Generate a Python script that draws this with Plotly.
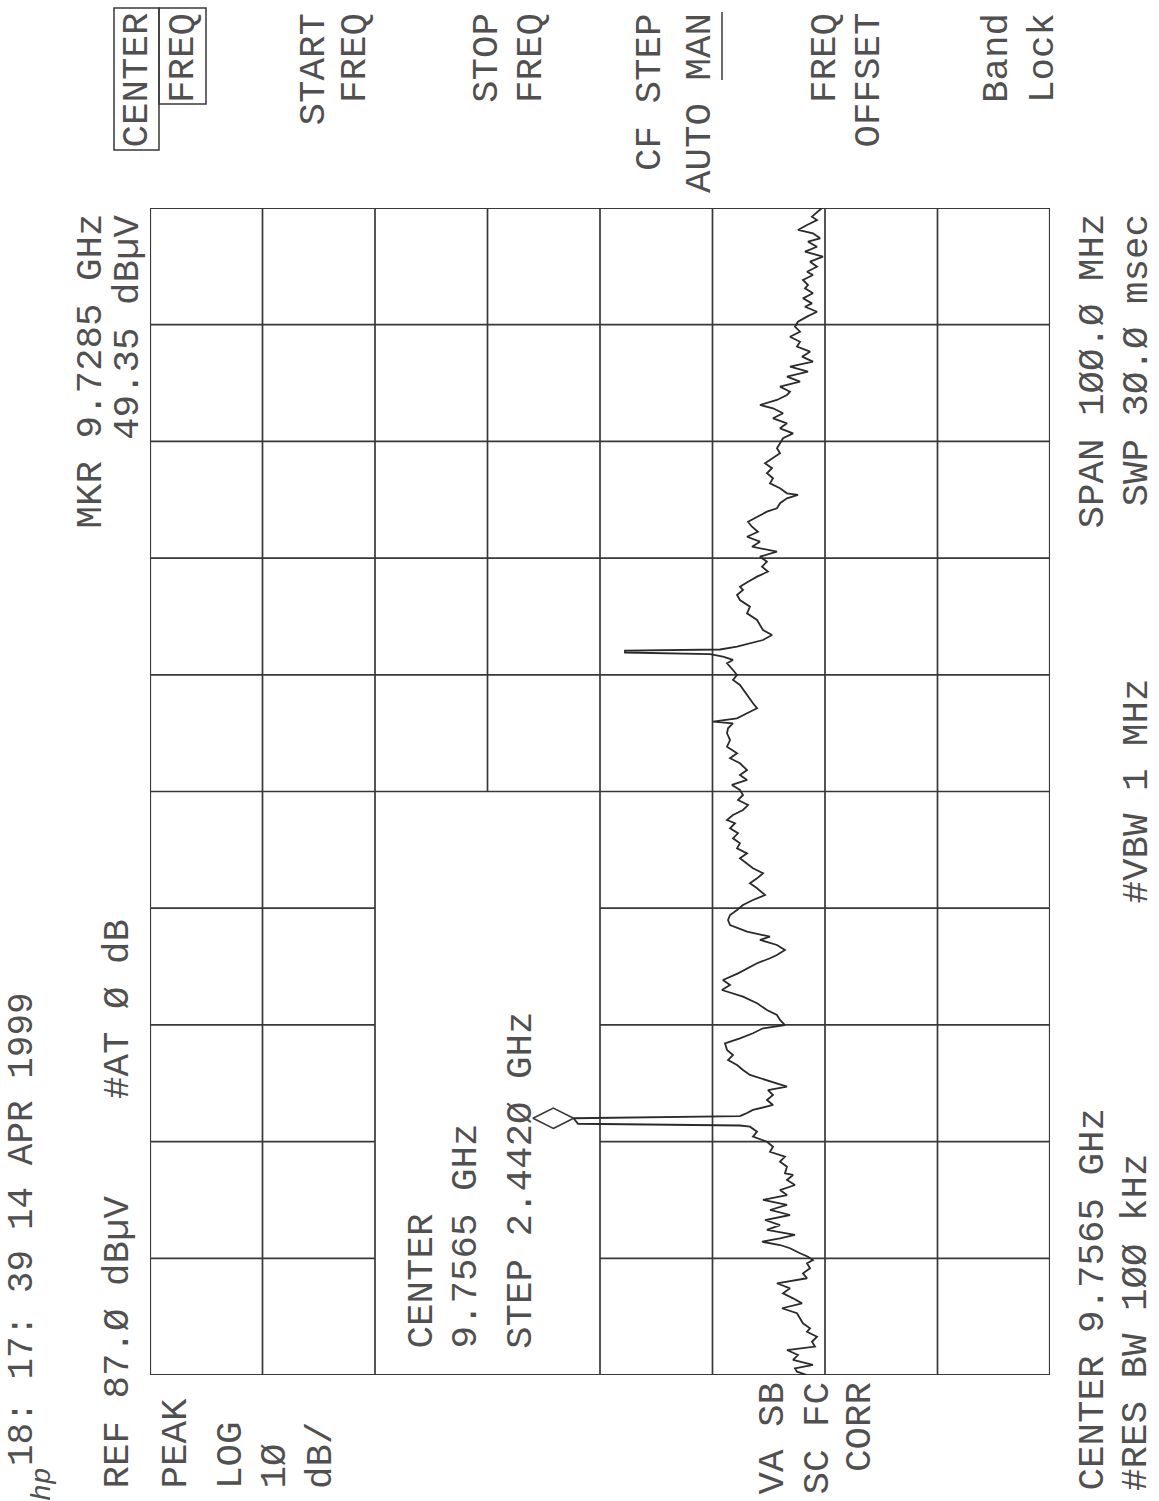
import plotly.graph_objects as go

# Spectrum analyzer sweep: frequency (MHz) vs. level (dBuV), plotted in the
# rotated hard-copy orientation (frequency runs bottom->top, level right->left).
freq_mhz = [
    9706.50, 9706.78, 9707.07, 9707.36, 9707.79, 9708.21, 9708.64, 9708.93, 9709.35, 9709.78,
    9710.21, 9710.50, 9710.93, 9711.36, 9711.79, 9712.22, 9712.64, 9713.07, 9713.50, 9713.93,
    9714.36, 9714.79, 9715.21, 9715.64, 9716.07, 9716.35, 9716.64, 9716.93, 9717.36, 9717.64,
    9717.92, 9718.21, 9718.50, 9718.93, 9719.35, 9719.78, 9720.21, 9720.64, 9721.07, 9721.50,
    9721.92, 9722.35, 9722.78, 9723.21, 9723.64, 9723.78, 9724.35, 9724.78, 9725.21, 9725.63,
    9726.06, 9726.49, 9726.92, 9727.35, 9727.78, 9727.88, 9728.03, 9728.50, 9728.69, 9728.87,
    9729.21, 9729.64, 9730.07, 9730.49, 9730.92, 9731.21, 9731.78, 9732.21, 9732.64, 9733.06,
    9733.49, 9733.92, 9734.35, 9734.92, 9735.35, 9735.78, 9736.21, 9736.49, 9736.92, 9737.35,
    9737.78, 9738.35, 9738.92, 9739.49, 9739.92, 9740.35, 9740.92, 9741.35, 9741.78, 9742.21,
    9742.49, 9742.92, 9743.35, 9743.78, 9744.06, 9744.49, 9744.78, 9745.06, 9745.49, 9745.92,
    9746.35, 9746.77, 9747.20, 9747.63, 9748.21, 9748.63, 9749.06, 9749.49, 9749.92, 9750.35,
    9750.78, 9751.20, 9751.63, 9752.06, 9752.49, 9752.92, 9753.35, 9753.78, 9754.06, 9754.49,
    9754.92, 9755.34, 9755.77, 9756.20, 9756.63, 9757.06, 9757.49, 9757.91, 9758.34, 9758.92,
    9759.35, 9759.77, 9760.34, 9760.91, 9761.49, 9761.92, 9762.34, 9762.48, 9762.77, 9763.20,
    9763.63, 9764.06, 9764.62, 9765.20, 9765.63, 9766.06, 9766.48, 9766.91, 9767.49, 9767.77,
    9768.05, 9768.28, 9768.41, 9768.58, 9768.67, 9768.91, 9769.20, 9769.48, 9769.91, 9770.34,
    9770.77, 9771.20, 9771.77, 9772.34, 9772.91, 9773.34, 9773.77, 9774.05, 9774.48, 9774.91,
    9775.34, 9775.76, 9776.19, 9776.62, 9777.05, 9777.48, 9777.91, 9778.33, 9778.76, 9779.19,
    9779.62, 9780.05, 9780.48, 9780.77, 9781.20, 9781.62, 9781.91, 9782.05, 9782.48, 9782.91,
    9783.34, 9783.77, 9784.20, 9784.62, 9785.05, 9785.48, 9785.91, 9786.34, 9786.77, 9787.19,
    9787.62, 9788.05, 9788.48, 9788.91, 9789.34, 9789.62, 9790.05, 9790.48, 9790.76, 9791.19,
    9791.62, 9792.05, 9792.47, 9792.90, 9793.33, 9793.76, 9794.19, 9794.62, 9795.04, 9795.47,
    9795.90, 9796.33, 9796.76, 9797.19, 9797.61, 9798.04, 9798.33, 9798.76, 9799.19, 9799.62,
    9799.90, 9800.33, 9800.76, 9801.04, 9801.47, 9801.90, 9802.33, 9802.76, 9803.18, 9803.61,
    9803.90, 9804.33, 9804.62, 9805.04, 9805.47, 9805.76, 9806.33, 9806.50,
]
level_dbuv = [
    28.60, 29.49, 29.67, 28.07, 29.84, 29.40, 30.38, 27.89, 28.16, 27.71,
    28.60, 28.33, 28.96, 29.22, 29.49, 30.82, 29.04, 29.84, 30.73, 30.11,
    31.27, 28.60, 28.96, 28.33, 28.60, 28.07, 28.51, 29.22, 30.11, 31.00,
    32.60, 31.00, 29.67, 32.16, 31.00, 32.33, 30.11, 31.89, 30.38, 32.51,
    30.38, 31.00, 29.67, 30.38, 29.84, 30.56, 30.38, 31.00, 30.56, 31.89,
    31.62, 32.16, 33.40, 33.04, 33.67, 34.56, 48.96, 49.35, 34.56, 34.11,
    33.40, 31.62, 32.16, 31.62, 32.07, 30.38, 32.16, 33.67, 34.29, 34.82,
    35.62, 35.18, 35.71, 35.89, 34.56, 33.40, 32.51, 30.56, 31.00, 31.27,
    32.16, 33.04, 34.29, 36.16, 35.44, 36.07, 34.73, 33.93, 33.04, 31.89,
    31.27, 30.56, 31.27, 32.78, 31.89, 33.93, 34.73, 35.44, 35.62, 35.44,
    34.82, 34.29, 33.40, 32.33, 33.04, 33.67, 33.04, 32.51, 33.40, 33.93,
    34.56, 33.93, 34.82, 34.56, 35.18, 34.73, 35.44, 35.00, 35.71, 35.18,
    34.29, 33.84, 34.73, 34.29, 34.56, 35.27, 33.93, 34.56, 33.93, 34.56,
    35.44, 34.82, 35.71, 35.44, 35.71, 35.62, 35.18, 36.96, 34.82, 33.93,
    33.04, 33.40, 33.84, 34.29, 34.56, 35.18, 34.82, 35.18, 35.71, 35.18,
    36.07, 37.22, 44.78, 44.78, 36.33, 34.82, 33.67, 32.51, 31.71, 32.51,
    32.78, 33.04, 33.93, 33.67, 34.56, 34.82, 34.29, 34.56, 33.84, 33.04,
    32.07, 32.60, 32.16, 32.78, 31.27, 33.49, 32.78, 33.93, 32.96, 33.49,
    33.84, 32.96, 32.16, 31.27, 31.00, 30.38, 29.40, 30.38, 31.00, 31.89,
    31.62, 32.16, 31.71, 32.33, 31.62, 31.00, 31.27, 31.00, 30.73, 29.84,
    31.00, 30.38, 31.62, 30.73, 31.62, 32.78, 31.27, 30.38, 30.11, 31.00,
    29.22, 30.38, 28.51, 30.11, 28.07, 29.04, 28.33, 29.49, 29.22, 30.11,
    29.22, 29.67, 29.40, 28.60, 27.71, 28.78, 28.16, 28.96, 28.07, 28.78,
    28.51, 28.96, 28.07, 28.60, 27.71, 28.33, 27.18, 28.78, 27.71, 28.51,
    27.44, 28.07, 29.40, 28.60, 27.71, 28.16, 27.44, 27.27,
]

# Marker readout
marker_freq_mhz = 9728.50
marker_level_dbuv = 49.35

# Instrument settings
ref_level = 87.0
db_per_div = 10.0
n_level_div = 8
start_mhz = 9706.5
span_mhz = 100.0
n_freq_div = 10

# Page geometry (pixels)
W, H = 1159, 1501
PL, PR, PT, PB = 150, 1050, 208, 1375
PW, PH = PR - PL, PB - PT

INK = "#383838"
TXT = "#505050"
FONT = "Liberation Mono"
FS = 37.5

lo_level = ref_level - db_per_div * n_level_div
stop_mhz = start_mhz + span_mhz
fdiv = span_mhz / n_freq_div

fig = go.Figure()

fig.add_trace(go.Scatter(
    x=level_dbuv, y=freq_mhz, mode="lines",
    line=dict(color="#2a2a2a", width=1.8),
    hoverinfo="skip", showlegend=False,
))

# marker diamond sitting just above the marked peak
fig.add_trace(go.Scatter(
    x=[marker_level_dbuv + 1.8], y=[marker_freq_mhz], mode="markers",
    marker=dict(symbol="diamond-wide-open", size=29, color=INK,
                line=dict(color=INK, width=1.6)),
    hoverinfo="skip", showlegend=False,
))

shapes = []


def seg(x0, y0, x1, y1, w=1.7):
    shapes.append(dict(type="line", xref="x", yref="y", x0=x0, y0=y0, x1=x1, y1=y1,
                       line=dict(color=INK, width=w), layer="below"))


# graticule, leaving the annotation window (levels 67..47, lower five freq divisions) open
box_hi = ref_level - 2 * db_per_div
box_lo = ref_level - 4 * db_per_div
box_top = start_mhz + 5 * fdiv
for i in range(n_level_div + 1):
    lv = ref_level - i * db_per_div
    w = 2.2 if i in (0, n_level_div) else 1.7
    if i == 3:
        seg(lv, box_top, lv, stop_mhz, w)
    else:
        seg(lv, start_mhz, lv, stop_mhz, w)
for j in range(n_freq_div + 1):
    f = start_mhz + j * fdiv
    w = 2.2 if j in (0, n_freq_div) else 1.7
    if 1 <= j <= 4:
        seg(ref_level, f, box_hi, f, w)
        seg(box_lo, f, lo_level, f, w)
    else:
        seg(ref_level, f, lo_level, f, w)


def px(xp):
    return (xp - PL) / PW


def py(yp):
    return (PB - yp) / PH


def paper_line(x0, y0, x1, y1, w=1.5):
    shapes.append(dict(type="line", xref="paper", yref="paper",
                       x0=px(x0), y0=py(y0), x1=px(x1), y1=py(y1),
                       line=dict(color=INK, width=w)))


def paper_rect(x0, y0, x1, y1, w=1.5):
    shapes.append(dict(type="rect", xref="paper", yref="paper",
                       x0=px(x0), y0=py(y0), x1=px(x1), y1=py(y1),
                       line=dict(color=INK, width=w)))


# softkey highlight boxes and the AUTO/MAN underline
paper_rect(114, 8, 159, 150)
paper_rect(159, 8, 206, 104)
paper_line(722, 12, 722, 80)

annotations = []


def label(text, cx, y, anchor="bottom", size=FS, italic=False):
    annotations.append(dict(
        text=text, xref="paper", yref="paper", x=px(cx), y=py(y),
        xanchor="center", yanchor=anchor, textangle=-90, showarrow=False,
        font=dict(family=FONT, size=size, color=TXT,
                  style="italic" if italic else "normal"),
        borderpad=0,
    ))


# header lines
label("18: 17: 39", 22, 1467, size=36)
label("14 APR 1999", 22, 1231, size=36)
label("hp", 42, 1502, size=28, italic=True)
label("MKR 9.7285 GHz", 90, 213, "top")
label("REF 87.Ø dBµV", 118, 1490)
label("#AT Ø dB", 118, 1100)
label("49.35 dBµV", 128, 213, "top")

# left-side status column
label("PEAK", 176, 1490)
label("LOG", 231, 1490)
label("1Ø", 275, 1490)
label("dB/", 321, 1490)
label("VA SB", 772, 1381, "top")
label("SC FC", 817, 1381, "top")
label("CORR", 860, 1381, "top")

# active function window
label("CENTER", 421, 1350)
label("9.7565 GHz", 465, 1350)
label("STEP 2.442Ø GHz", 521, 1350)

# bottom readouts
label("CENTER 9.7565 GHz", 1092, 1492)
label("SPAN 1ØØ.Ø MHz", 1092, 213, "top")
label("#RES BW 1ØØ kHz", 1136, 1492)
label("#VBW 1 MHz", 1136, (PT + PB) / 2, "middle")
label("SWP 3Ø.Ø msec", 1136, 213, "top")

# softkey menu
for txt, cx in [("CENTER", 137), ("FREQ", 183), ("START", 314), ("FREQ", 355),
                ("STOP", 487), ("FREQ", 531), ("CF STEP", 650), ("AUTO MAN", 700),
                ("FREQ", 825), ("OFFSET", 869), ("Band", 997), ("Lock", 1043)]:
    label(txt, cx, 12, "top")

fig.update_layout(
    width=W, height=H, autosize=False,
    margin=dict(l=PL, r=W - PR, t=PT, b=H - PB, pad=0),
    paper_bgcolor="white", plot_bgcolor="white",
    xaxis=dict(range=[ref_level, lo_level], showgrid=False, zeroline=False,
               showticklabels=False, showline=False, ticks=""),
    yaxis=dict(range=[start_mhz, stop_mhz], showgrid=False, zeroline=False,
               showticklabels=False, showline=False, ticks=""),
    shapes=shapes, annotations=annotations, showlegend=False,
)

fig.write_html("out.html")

____

_DIRECTIVE_
The lines from the start of the data through the line that contains "import plotly.graph_objects as go" are to be returned exactly, please, with both ends included and every picture left out.

_FULL SOLUTION_
Generate a Python script that draws this with Plotly.
import plotly.graph_objects as go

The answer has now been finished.